**SET TASK**
Write out the material again word for word, dropping any images it holds.

**GIVEN DATA**
□ □ □ □

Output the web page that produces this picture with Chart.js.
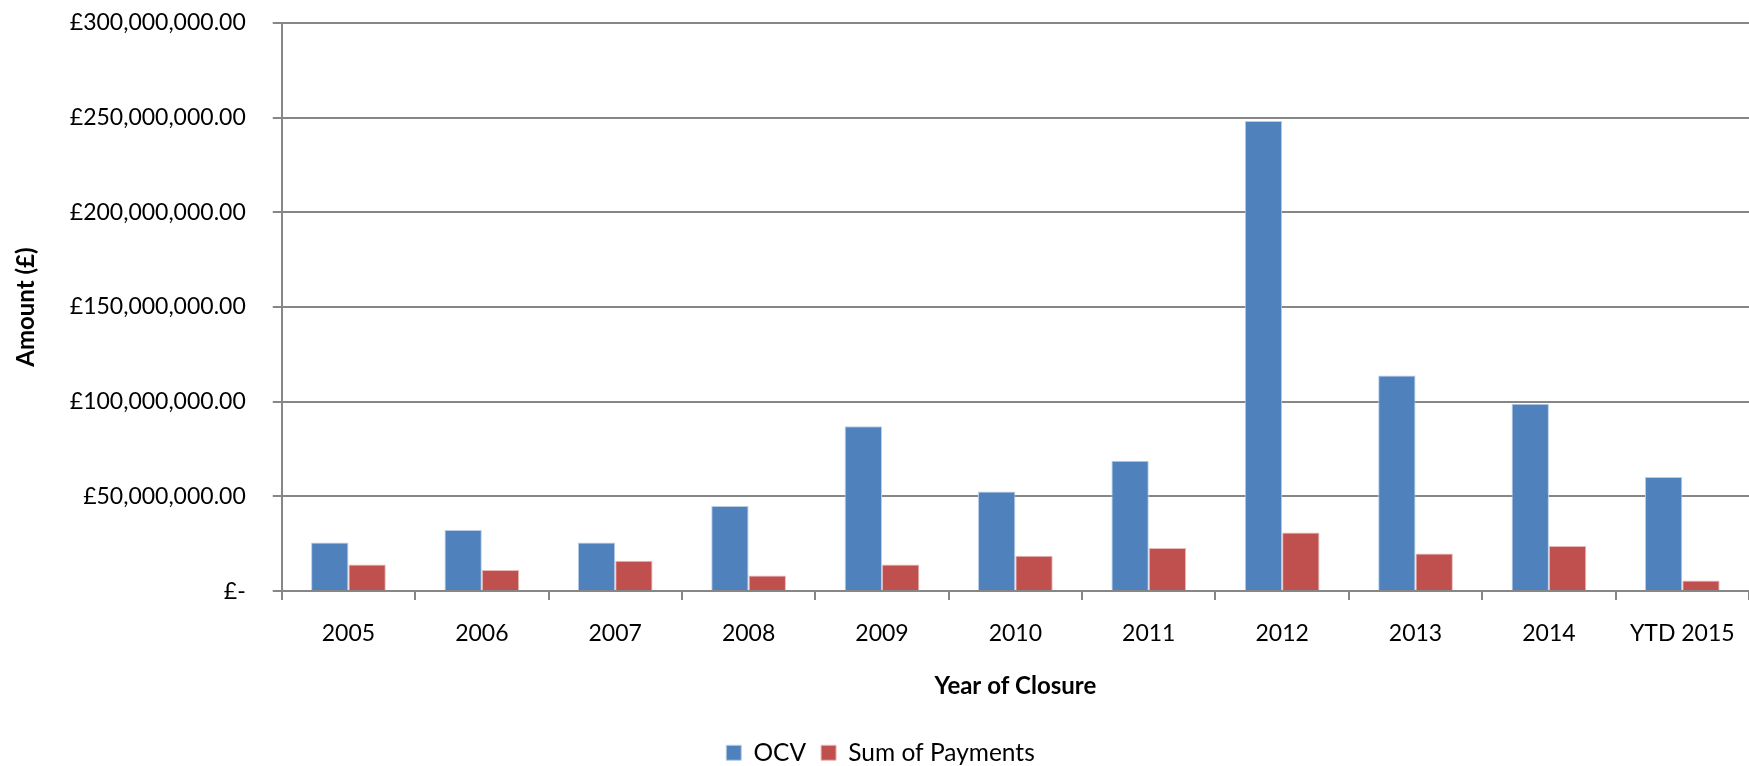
<!DOCTYPE html>
<html>
<head>
<meta charset="utf-8">
<script src="https://cdn.jsdelivr.net/npm/chart.js@4.4.1/dist/chart.umd.min.js"></script>
<style>
  html, body { margin: 0; padding: 0; background: #fff; }
  #wrap { width: 1749px; height: 766px; }
</style>
</head>
<body>
<div id="wrap"><canvas id="closureChart"></canvas></div>
<script>
const years = ['2005', '2006', '2007', '2008', '2009', '2010', '2011', '2012', '2013', '2014', 'YTD 2015'];
const ocv = [25.6e6, 32.3e6, 25.6e6, 44.9e6, 87.0e6, 52.6e6, 68.8e6, 248.3e6, 113.8e6, 98.9e6, 60.2e6];
const payments = [14.0e6, 11.2e6, 16.0e6, 8.3e6, 14.1e6, 18.7e6, 22.7e6, 30.9e6, 19.8e6, 23.8e6, 5.6e6];
const yTicks = [0, 50e6, 100e6, 150e6, 200e6, 250e6, 300e6];

const fontFamily = 'Lato, "Noto Sans", sans-serif';

function poundLabel(v) {
  if (v === 0) return '£-';
  return '£' + v.toLocaleString('en-GB', { minimumFractionDigits: 2, maximumFractionDigits: 2 });
}

const ctx = document.getElementById('closureChart').getContext('2d');
new Chart(ctx, {
  type: 'bar',
  data: {
    labels: years,
    datasets: [
      {
        label: 'OCV',
        data: ocv,
        backgroundColor: '#4F81BD',
        borderColor: '#B9CDE5',
        borderWidth: 1,
        categoryPercentage: 0.56,
        barPercentage: 1
      },
      {
        label: 'Sum of Payments',
        data: payments,
        backgroundColor: '#C0504D',
        borderColor: '#E6B9B8',
        borderWidth: 1,
        categoryPercentage: 0.56,
        barPercentage: 1
      }
    ]
  },
  options: {
    responsive: true,
    maintainAspectRatio: false,
    animation: false,
    layout: { padding: { top: 23, right: 0, left: 12, bottom: -9 } },
    plugins: {
      legend: {
        position: 'bottom',
        labels: {
          font: { family: fontFamily, size: 24.5 },
          color: '#000',
          boxWidth: 15,
          boxHeight: 15,
          padding: 15
        }
      },
      tooltip: { enabled: false }
    },
    scales: {
      x: {
        // plot runs right to the edge, like the original
        afterFit: s => { s.paddingLeft = 0; s.paddingRight = 0; },
        grid: {
          offset: true,
          drawOnChartArea: false,
          drawTicks: true,
          tickLength: 9,
          color: '#868686',
          lineWidth: 2
        },
        border: { color: '#868686', width: 2 },
        ticks: {
          font: { family: fontFamily, size: 23 },
          color: '#000',
          padding: 20,
          maxRotation: 0
        },
        title: {
          display: true,
          text: 'Year of Closure',
          font: { family: fontFamily, size: 24, weight: 'bold' },
          color: '#000',
          padding: { top: 4, bottom: 25 }
        }
      },
      y: {
        min: 0,
        max: 300e6,
        afterFit: s => { s.paddingTop = 0; s.paddingBottom = 0; },
        afterBuildTicks: axis => { axis.ticks = yTicks.map(v => ({ value: v })); },
        grid: {
          color: '#868686',
          lineWidth: 2,
          tickLength: 9
        },
        border: { color: '#868686', width: 2 },
        ticks: {
          font: { family: fontFamily, size: 23 },
          color: '#000',
          padding: 27,
          callback: v => poundLabel(v)
        },
        title: {
          display: true,
          text: 'Amount (£)',
          font: { family: fontFamily, size: 24, weight: 'bold' },
          color: '#000',
          padding: { top: 0, bottom: 2 }
        }
      }
    }
  }
});
</script>
</body>
</html>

□ □ □ □

**ANSWER TO THIS EXERCISE**
Output the web page that produces this picture with Chart.js.
<!DOCTYPE html>
<html>
<head>
<meta charset="utf-8">
<script src="https://cdn.jsdelivr.net/npm/chart.js@4.4.1/dist/chart.umd.min.js"></script>
<style>
  html, body { margin: 0; padding: 0; background: #fff; }
  #wrap { width: 1749px; height: 766px; }
</style>
</head>
<body>
<div id="wrap"><canvas id="closureChart"></canvas></div>
<script>
const years = ['2005', '2006', '2007', '2008', '2009', '2010', '2011', '2012', '2013', '2014', 'YTD 2015'];
const ocv = [25.6e6, 32.3e6, 25.6e6, 44.9e6, 87.0e6, 52.6e6, 68.8e6, 248.3e6, 113.8e6, 98.9e6, 60.2e6];
const payments = [14.0e6, 11.2e6, 16.0e6, 8.3e6, 14.1e6, 18.7e6, 22.7e6, 30.9e6, 19.8e6, 23.8e6, 5.6e6];
const yTicks = [0, 50e6, 100e6, 150e6, 200e6, 250e6, 300e6];

const fontFamily = 'Lato, "Noto Sans", sans-serif';

function poundLabel(v) {
  if (v === 0) return '£-';
  return '£' + v.toLocaleString('en-GB', { minimumFractionDigits: 2, maximumFractionDigits: 2 });
}

const ctx = document.getElementById('closureChart').getContext('2d');
new Chart(ctx, {
  type: 'bar',
  data: {
    labels: years,
    datasets: [
      {
        label: 'OCV',
        data: ocv,
        backgroundColor: '#4F81BD',
        borderColor: '#B9CDE5',
        borderWidth: 1,
        categoryPercentage: 0.56,
        barPercentage: 1
      },
      {
        label: 'Sum of Payments',
        data: payments,
        backgroundColor: '#C0504D',
        borderColor: '#E6B9B8',
        borderWidth: 1,
        categoryPercentage: 0.56,
        barPercentage: 1
      }
    ]
  },
  options: {
    responsive: true,
    maintainAspectRatio: false,
    animation: false,
    layout: { padding: { top: 23, right: 0, left: 12, bottom: -9 } },
    plugins: {
      legend: {
        position: 'bottom',
        labels: {
          font: { family: fontFamily, size: 24.5 },
          color: '#000',
          boxWidth: 15,
          boxHeight: 15,
          padding: 15
        }
      },
      tooltip: { enabled: false }
    },
    scales: {
      x: {
        // plot runs right to the edge, like the original
        afterFit: s => { s.paddingLeft = 0; s.paddingRight = 0; },
        grid: {
          offset: true,
          drawOnChartArea: false,
          drawTicks: true,
          tickLength: 9,
          color: '#868686',
          lineWidth: 2
        },
        border: { color: '#868686', width: 2 },
        ticks: {
          font: { family: fontFamily, size: 23 },
          color: '#000',
          padding: 20,
          maxRotation: 0
        },
        title: {
          display: true,
          text: 'Year of Closure',
          font: { family: fontFamily, size: 24, weight: 'bold' },
          color: '#000',
          padding: { top: 4, bottom: 25 }
        }
      },
      y: {
        min: 0,
        max: 300e6,
        afterFit: s => { s.paddingTop = 0; s.paddingBottom = 0; },
        afterBuildTicks: axis => { axis.ticks = yTicks.map(v => ({ value: v })); },
        grid: {
          color: '#868686',
          lineWidth: 2,
          tickLength: 9
        },
        border: { color: '#868686', width: 2 },
        ticks: {
          font: { family: fontFamily, size: 23 },
          color: '#000',
          padding: 27,
          callback: v => poundLabel(v)
        },
        title: {
          display: true,
          text: 'Amount (£)',
          font: { family: fontFamily, size: 24, weight: 'bold' },
          color: '#000',
          padding: { top: 0, bottom: 2 }
        }
      }
    }
  }
});
</script>
</body>
</html>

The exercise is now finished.